• Requirement:
Without the pictures, please reproduce only the lines from the one with "Generate a Python" through the one with "etr_let_d16 = ['c', 'd', 'c']", both included.

Dataset rows:

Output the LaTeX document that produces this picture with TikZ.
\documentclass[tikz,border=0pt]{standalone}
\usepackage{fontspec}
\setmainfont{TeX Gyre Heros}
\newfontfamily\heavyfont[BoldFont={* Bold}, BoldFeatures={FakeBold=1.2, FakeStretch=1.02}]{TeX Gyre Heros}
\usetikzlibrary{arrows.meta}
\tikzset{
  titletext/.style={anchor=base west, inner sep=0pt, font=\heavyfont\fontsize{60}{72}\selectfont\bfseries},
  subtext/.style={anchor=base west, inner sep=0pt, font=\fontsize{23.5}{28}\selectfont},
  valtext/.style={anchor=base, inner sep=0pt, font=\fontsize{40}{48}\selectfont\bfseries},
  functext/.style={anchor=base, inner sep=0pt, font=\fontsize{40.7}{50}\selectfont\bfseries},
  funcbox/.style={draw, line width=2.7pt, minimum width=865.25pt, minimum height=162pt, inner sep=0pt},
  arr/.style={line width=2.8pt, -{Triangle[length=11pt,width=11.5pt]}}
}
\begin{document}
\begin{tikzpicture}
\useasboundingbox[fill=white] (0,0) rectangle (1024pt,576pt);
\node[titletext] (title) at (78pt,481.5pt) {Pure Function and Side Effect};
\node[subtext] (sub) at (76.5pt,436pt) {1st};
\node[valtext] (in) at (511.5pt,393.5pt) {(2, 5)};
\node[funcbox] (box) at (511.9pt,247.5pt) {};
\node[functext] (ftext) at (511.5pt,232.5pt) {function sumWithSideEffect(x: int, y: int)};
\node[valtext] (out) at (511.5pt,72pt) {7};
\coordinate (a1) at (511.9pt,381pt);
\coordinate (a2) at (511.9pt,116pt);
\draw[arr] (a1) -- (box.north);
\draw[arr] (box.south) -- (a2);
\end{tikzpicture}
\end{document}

---

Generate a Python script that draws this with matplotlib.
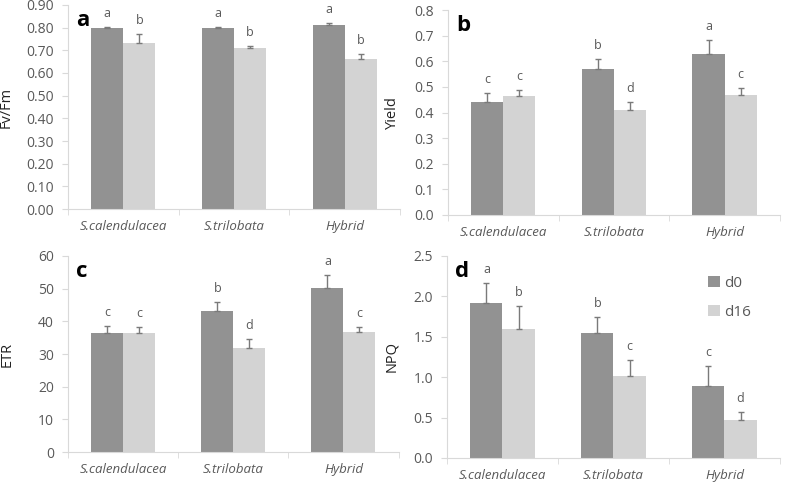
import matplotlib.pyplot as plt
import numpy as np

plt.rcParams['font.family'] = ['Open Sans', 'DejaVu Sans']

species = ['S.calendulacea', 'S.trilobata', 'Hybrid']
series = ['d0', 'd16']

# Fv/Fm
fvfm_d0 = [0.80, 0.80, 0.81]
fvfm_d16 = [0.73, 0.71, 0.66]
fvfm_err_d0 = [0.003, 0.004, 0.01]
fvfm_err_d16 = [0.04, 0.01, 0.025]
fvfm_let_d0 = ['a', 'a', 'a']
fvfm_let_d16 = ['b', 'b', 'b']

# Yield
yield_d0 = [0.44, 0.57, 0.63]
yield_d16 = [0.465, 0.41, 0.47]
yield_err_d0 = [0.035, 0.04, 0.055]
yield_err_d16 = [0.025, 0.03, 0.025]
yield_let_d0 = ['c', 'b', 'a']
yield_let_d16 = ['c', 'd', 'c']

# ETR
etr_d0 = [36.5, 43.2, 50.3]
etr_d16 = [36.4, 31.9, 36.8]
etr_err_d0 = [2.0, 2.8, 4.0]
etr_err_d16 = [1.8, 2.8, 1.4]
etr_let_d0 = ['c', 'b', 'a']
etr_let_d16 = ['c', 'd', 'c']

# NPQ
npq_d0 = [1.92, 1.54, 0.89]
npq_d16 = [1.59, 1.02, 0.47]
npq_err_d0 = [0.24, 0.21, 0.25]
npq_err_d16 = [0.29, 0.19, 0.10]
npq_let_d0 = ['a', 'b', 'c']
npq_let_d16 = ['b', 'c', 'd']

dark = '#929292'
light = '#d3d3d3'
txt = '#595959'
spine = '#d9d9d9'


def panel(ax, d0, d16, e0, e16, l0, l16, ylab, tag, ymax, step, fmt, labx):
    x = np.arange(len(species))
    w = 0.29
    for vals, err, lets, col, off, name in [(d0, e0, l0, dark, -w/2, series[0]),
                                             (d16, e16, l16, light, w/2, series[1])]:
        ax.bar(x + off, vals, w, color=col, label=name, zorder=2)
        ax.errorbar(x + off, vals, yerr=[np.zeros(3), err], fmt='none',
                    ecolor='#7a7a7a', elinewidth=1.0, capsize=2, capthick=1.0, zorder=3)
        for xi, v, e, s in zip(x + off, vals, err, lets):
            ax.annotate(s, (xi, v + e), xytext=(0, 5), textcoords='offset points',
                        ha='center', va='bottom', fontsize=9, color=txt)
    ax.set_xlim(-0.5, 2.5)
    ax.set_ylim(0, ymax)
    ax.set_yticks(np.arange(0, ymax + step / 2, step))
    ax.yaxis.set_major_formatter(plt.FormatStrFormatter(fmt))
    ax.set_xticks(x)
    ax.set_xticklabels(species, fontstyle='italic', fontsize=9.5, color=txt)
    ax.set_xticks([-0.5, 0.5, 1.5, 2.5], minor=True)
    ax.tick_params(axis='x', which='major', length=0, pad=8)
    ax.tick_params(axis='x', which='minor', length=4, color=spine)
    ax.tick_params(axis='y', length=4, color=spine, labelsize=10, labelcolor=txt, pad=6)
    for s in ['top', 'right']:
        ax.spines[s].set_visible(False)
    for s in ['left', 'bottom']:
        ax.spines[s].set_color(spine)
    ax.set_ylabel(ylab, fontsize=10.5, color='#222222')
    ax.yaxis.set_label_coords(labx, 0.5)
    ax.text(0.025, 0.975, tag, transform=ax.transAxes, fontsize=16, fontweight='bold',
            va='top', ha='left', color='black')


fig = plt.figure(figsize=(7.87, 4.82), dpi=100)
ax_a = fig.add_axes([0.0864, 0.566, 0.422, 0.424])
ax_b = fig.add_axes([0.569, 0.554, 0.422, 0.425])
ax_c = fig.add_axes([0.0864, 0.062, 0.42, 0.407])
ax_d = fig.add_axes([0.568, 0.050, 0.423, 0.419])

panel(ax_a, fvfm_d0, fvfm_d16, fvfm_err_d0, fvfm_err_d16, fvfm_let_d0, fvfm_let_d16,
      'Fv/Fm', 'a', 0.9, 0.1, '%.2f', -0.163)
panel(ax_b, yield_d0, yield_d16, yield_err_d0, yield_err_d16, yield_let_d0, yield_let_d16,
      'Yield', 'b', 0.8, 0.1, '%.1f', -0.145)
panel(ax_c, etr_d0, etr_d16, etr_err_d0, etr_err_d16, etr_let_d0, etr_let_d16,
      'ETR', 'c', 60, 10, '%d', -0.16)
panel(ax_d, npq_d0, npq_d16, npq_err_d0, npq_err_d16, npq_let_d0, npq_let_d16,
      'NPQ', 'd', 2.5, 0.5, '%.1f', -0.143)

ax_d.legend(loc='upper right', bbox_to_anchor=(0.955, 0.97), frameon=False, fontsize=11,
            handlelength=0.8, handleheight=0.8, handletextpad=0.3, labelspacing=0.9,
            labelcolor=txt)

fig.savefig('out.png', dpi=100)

---

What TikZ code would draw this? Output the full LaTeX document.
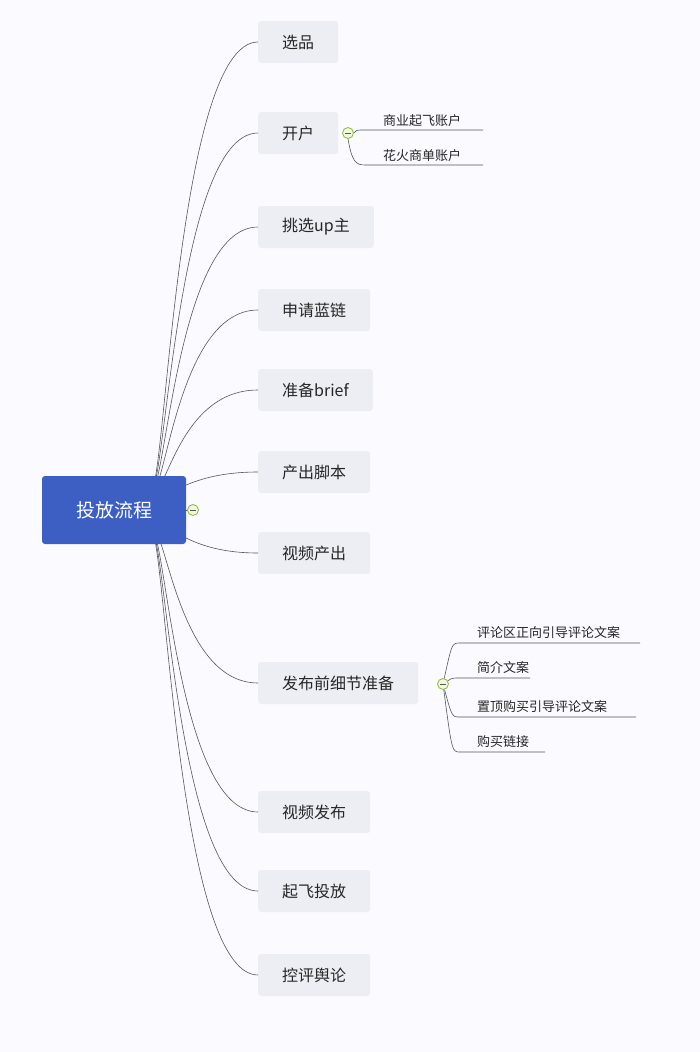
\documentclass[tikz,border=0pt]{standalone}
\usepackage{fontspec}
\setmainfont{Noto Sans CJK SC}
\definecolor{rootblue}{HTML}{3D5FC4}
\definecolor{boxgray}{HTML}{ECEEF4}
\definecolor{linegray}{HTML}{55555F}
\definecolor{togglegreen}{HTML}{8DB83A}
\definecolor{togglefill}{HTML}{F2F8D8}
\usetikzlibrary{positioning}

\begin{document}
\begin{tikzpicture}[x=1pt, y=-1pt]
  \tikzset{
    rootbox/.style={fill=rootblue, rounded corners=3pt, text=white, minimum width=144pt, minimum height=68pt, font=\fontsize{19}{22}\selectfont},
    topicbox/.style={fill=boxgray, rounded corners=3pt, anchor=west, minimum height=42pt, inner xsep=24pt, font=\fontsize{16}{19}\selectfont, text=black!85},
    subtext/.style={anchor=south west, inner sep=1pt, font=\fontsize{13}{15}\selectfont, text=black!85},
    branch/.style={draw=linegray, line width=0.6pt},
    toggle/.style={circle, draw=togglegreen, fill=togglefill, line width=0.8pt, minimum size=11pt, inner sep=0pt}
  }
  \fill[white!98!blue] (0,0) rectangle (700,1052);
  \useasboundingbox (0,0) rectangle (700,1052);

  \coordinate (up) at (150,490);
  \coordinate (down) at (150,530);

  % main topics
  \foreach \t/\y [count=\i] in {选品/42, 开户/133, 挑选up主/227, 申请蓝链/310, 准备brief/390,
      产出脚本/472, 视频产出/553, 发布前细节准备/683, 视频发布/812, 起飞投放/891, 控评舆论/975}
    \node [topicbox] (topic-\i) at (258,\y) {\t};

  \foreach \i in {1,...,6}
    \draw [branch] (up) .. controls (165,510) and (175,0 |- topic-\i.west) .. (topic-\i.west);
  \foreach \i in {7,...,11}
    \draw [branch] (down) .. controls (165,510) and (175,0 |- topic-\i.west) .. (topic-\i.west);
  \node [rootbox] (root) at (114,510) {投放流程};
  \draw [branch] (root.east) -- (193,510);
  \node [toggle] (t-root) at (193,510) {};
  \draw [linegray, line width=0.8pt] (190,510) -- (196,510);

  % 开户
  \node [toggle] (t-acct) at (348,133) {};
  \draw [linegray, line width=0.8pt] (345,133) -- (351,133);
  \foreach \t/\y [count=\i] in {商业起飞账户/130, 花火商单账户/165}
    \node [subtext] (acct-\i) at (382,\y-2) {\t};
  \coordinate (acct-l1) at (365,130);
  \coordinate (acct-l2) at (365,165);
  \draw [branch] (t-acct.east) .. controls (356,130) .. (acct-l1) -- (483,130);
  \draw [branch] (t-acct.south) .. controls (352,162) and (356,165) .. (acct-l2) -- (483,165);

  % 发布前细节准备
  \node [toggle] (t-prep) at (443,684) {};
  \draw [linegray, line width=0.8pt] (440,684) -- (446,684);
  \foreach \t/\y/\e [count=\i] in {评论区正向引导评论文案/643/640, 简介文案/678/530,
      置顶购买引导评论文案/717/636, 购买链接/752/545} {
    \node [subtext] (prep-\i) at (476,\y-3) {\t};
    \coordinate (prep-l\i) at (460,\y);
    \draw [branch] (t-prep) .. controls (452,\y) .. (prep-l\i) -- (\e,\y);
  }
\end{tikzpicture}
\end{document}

• Result of the task:
Generate a Python script that draws this with matplotlib.
import matplotlib.pyplot as plt
import numpy as np

plt.rcParams['font.family'] = ['Open Sans', 'DejaVu Sans']

species = ['S.calendulacea', 'S.trilobata', 'Hybrid']
series = ['d0', 'd16']

# Fv/Fm
fvfm_d0 = [0.80, 0.80, 0.81]
fvfm_d16 = [0.73, 0.71, 0.66]
fvfm_err_d0 = [0.003, 0.004, 0.01]
fvfm_err_d16 = [0.04, 0.01, 0.025]
fvfm_let_d0 = ['a', 'a', 'a']
fvfm_let_d16 = ['b', 'b', 'b']

# Yield
yield_d0 = [0.44, 0.57, 0.63]
yield_d16 = [0.465, 0.41, 0.47]
yield_err_d0 = [0.035, 0.04, 0.055]
yield_err_d16 = [0.025, 0.03, 0.025]
yield_let_d0 = ['c', 'b', 'a']
yield_let_d16 = ['c', 'd', 'c']

# ETR
etr_d0 = [36.5, 43.2, 50.3]
etr_d16 = [36.4, 31.9, 36.8]
etr_err_d0 = [2.0, 2.8, 4.0]
etr_err_d16 = [1.8, 2.8, 1.4]
etr_let_d0 = ['c', 'b', 'a']
etr_let_d16 = ['c', 'd', 'c']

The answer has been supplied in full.